>> Begin DATA SHOWN

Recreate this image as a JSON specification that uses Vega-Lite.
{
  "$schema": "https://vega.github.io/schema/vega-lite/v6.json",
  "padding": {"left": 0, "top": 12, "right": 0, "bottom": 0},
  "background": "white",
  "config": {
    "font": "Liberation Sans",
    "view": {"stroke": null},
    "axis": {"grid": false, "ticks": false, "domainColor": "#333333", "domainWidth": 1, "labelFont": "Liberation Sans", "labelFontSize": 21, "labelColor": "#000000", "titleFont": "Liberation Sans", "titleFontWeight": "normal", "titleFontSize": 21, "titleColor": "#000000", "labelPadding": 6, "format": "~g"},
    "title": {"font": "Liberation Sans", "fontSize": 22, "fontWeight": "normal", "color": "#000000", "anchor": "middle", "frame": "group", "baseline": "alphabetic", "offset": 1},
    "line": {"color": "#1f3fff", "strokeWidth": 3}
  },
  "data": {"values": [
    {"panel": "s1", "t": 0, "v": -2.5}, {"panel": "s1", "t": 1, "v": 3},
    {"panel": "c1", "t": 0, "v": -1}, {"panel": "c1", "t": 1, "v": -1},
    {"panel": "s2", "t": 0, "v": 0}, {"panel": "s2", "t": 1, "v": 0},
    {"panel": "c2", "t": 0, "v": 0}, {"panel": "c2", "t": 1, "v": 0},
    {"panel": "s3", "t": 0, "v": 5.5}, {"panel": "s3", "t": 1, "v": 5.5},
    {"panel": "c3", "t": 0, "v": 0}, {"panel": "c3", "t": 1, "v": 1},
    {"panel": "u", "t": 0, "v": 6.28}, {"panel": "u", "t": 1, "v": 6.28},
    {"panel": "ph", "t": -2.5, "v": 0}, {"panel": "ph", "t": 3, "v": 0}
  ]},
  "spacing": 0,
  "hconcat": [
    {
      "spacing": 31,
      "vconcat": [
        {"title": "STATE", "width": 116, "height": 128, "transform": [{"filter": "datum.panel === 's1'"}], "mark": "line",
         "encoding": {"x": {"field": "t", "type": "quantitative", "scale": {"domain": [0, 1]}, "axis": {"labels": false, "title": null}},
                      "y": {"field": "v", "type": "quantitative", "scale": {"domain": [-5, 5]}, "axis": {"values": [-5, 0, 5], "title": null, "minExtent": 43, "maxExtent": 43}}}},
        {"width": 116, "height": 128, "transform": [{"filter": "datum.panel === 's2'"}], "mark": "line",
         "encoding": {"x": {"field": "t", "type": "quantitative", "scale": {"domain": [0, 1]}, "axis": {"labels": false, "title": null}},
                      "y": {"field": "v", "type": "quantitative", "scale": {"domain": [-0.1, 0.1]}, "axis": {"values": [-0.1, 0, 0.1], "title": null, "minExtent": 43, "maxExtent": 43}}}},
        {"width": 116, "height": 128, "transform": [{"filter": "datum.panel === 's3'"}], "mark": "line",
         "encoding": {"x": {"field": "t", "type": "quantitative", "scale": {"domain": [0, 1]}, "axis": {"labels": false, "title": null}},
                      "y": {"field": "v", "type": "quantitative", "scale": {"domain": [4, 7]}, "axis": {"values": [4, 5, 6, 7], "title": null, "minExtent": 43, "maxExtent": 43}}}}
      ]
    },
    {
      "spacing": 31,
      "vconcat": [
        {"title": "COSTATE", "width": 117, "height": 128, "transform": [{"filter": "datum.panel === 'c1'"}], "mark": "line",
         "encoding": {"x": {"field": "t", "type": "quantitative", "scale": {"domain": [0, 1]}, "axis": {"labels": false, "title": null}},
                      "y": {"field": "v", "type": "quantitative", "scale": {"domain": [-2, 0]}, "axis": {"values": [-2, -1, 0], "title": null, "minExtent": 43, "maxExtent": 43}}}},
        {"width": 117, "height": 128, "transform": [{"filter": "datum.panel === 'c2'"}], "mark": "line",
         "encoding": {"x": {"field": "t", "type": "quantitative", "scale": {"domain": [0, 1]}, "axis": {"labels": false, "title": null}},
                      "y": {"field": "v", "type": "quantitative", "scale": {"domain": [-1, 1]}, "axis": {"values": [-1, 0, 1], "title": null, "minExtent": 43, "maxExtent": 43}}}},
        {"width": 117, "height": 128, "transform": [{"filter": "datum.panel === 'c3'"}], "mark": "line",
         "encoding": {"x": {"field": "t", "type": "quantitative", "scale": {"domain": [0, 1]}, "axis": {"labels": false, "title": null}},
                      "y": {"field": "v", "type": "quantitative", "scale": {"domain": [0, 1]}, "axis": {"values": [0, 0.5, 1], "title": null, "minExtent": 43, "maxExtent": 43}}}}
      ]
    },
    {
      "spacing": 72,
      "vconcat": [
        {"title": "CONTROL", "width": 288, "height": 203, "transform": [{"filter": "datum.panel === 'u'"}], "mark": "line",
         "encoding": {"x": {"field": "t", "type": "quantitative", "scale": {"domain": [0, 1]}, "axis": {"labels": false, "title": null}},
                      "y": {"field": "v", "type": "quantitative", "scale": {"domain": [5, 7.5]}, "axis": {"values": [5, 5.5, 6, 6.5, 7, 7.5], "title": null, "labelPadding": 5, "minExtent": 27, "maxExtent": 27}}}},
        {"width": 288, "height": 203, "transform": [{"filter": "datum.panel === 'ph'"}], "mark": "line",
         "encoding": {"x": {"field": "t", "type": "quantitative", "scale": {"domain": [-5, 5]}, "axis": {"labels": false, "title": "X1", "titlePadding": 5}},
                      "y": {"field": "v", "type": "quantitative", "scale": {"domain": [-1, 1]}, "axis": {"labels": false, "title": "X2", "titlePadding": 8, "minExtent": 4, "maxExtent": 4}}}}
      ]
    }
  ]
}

>> End DATA SHOWN

▸ EXERCISE PROMPT: Restate the data above word for word, please.

▸ SOLUTION BELOW:
Recreate this image as a JSON specification that uses Vega-Lite.
{
  "$schema": "https://vega.github.io/schema/vega-lite/v6.json",
  "padding": {"left": 0, "top": 12, "right": 0, "bottom": 0},
  "background": "white",
  "config": {
    "font": "Liberation Sans",
    "view": {"stroke": null},
    "axis": {"grid": false, "ticks": false, "domainColor": "#333333", "domainWidth": 1, "labelFont": "Liberation Sans", "labelFontSize": 21, "labelColor": "#000000", "titleFont": "Liberation Sans", "titleFontWeight": "normal", "titleFontSize": 21, "titleColor": "#000000", "labelPadding": 6, "format": "~g"},
    "title": {"font": "Liberation Sans", "fontSize": 22, "fontWeight": "normal", "color": "#000000", "anchor": "middle", "frame": "group", "baseline": "alphabetic", "offset": 1},
    "line": {"color": "#1f3fff", "strokeWidth": 3}
  },
  "data": {"values": [
    {"panel": "s1", "t": 0, "v": -2.5}, {"panel": "s1", "t": 1, "v": 3},
    {"panel": "c1", "t": 0, "v": -1}, {"panel": "c1", "t": 1, "v": -1},
    {"panel": "s2", "t": 0, "v": 0}, {"panel": "s2", "t": 1, "v": 0},
    {"panel": "c2", "t": 0, "v": 0}, {"panel": "c2", "t": 1, "v": 0},
    {"panel": "s3", "t": 0, "v": 5.5}, {"panel": "s3", "t": 1, "v": 5.5},
    {"panel": "c3", "t": 0, "v": 0}, {"panel": "c3", "t": 1, "v": 1},
    {"panel": "u", "t": 0, "v": 6.28}, {"panel": "u", "t": 1, "v": 6.28},
    {"panel": "ph", "t": -2.5, "v": 0}, {"panel": "ph", "t": 3, "v": 0}
  ]},
  "spacing": 0,
  "hconcat": [
    {
      "spacing": 31,
      "vconcat": [
        {"title": "STATE", "width": 116, "height": 128, "transform": [{"filter": "datum.panel === 's1'"}], "mark": "line",
         "encoding": {"x": {"field": "t", "type": "quantitative", "scale": {"domain": [0, 1]}, "axis": {"labels": false, "title": null}},
                      "y": {"field": "v", "type": "quantitative", "scale": {"domain": [-5, 5]}, "axis": {"values": [-5, 0, 5], "title": null, "minExtent": 43, "maxExtent": 43}}}},
        {"width": 116, "height": 128, "transform": [{"filter": "datum.panel === 's2'"}], "mark": "line",
         "encoding": {"x": {"field": "t", "type": "quantitative", "scale": {"domain": [0, 1]}, "axis": {"labels": false, "title": null}},
                      "y": {"field": "v", "type": "quantitative", "scale": {"domain": [-0.1, 0.1]}, "axis": {"values": [-0.1, 0, 0.1], "title": null, "minExtent": 43, "maxExtent": 43}}}},
        {"width": 116, "height": 128, "transform": [{"filter": "datum.panel === 's3'"}], "mark": "line",
         "encoding": {"x": {"field": "t", "type": "quantitative", "scale": {"domain": [0, 1]}, "axis": {"labels": false, "title": null}},
                      "y": {"field": "v", "type": "quantitative", "scale": {"domain": [4, 7]}, "axis": {"values": [4, 5, 6, 7], "title": null, "minExtent": 43, "maxExtent": 43}}}}
      ]
    },
    {
      "spacing": 31,
      "vconcat": [
        {"title": "COSTATE", "width": 117, "height": 128, "transform": [{"filter": "datum.panel === 'c1'"}], "mark": "line",
         "encoding": {"x": {"field": "t", "type": "quantitative", "scale": {"domain": [0, 1]}, "axis": {"labels": false, "title": null}},
                      "y": {"field": "v", "type": "quantitative", "scale": {"domain": [-2, 0]}, "axis": {"values": [-2, -1, 0], "title": null, "minExtent": 43, "maxExtent": 43}}}},
        {"width": 117, "height": 128, "transform": [{"filter": "datum.panel === 'c2'"}], "mark": "line",
         "encoding": {"x": {"field": "t", "type": "quantitative", "scale": {"domain": [0, 1]}, "axis": {"labels": false, "title": null}},
                      "y": {"field": "v", "type": "quantitative", "scale": {"domain": [-1, 1]}, "axis": {"values": [-1, 0, 1], "title": null, "minExtent": 43, "maxExtent": 43}}}},
        {"width": 117, "height": 128, "transform": [{"filter": "datum.panel === 'c3'"}], "mark": "line",
         "encoding": {"x": {"field": "t", "type": "quantitative", "scale": {"domain": [0, 1]}, "axis": {"labels": false, "title": null}},
                      "y": {"field": "v", "type": "quantitative", "scale": {"domain": [0, 1]}, "axis": {"values": [0, 0.5, 1], "title": null, "minExtent": 43, "maxExtent": 43}}}}
      ]
    },
    {
      "spacing": 72,
      "vconcat": [
        {"title": "CONTROL", "width": 288, "height": 203, "transform": [{"filter": "datum.panel === 'u'"}], "mark": "line",
         "encoding": {"x": {"field": "t", "type": "quantitative", "scale": {"domain": [0, 1]}, "axis": {"labels": false, "title": null}},
                      "y": {"field": "v", "type": "quantitative", "scale": {"domain": [5, 7.5]}, "axis": {"values": [5, 5.5, 6, 6.5, 7, 7.5], "title": null, "labelPadding": 5, "minExtent": 27, "maxExtent": 27}}}},
        {"width": 288, "height": 203, "transform": [{"filter": "datum.panel === 'ph'"}], "mark": "line",
         "encoding": {"x": {"field": "t", "type": "quantitative", "scale": {"domain": [-5, 5]}, "axis": {"labels": false, "title": "X1", "titlePadding": 5}},
                      "y": {"field": "v", "type": "quantitative", "scale": {"domain": [-1, 1]}, "axis": {"labels": false, "title": "X2", "titlePadding": 8, "minExtent": 4, "maxExtent": 4}}}}
      ]
    }
  ]
}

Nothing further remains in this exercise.